Stated goal: Could you write out the opening lines of the data, word for word, stopping after the line that contains "m=mean_steps, hi=upper, lo=lower))"?

=====

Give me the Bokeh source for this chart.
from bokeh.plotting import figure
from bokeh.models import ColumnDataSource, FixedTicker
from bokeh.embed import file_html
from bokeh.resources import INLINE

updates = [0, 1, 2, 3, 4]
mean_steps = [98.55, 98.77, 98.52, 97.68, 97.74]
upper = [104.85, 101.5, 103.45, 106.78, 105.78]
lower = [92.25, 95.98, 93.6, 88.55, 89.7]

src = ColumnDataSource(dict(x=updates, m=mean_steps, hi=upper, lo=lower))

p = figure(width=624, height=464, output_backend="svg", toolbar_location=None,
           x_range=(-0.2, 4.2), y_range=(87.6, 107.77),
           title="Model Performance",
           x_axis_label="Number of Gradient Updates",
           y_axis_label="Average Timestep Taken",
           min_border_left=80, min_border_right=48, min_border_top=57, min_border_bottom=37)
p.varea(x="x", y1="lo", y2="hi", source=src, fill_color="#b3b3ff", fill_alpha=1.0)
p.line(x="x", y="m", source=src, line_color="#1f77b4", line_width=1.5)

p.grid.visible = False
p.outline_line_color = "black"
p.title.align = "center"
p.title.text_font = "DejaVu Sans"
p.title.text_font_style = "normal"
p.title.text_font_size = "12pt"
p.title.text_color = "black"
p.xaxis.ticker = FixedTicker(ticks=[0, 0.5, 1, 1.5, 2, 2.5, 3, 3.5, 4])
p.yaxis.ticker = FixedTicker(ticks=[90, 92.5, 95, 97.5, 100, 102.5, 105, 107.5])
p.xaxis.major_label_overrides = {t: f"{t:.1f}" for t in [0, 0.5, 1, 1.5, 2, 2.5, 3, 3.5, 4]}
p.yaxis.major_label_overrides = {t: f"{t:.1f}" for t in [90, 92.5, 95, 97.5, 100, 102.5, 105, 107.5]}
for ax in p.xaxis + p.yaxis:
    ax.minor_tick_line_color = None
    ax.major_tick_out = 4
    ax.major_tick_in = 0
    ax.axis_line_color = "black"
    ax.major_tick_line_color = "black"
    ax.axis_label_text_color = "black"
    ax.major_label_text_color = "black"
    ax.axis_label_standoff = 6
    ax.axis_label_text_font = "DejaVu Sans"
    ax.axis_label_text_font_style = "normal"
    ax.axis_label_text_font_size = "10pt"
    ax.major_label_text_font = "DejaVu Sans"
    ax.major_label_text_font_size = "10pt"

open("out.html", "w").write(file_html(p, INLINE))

=====

Solution to this task:
Give me the Bokeh source for this chart.
from bokeh.plotting import figure
from bokeh.models import ColumnDataSource, FixedTicker
from bokeh.embed import file_html
from bokeh.resources import INLINE

updates = [0, 1, 2, 3, 4]
mean_steps = [98.55, 98.77, 98.52, 97.68, 97.74]
upper = [104.85, 101.5, 103.45, 106.78, 105.78]
lower = [92.25, 95.98, 93.6, 88.55, 89.7]

src = ColumnDataSource(dict(x=updates, m=mean_steps, hi=upper, lo=lower))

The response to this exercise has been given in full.